Composted manure that reached proper temperatures during the composting process doesn’t carry the same pathogen risk, so these waiting periods are less of a concern.
Spreading on Pastures and Lawns
For pastures, the goal is usually to break up existing manure piles rather than hauling in new material. Horses and cattle deposit manure in concentrated spots, and livestock avoid grazing near those piles. Dragging the pasture with a homemade chain-link drag spreads those piles thin, exposes parasite eggs to sunlight and air (which helps kill them), and distributes nutrients more evenly across the grass.
Drag pastures during hot, dry weather when possible. Parasite larvae survive better in cool, moist conditions, so spreading manure thin on a sunny day maximizes die-off. Avoid dragging right before rain, which can wash nutrients into waterways and create muddy conditions that help parasites thrive.
For lawns, apply a thin layer of composted manure (no more than a quarter inch) and rake it into the grass so the blades poke through. This is essentially top-dressing. A leaf rake works well for this since it won’t dig into the turf. Water lightly afterward to start moving nutrients into the root zone and reduce any lingering smell.

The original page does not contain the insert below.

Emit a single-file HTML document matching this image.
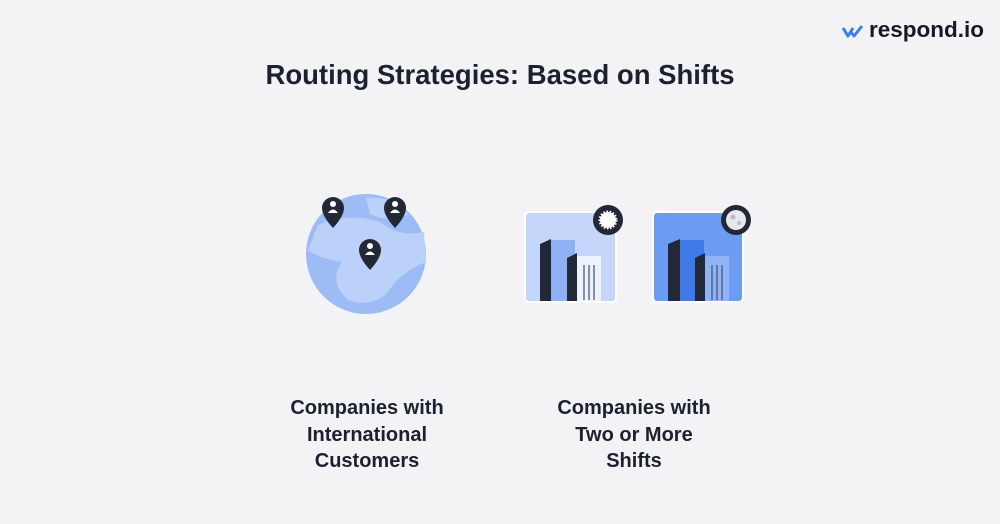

Tips to Make the Work Easier
Manual manure spreading is heavy, repetitive labor, so a few practical choices can save your back. Use a two-wheeled garden cart instead of a single-wheel wheelbarrow. It’s more stable on uneven ground and you can load it heavier without tipping. If you only have a wheelbarrow, fill it about two-thirds full to keep it manageable.
Wet manure is dramatically heavier than dry. If you have the option, let fresh manure dry for a few days in a pile before spreading. You’ll move the same volume with considerably less effort. Composted manure is the lightest option overall because the composting process burns off moisture and organic matter, reducing both weight and volume.
Work in the early morning or on overcast days to avoid heat exhaustion, especially in summer. And if you’re applying fresh manure, the cooler temperatures also slow nitrogen loss to the air, giving you a wider window to get it incorporated before those nutrients volatilize.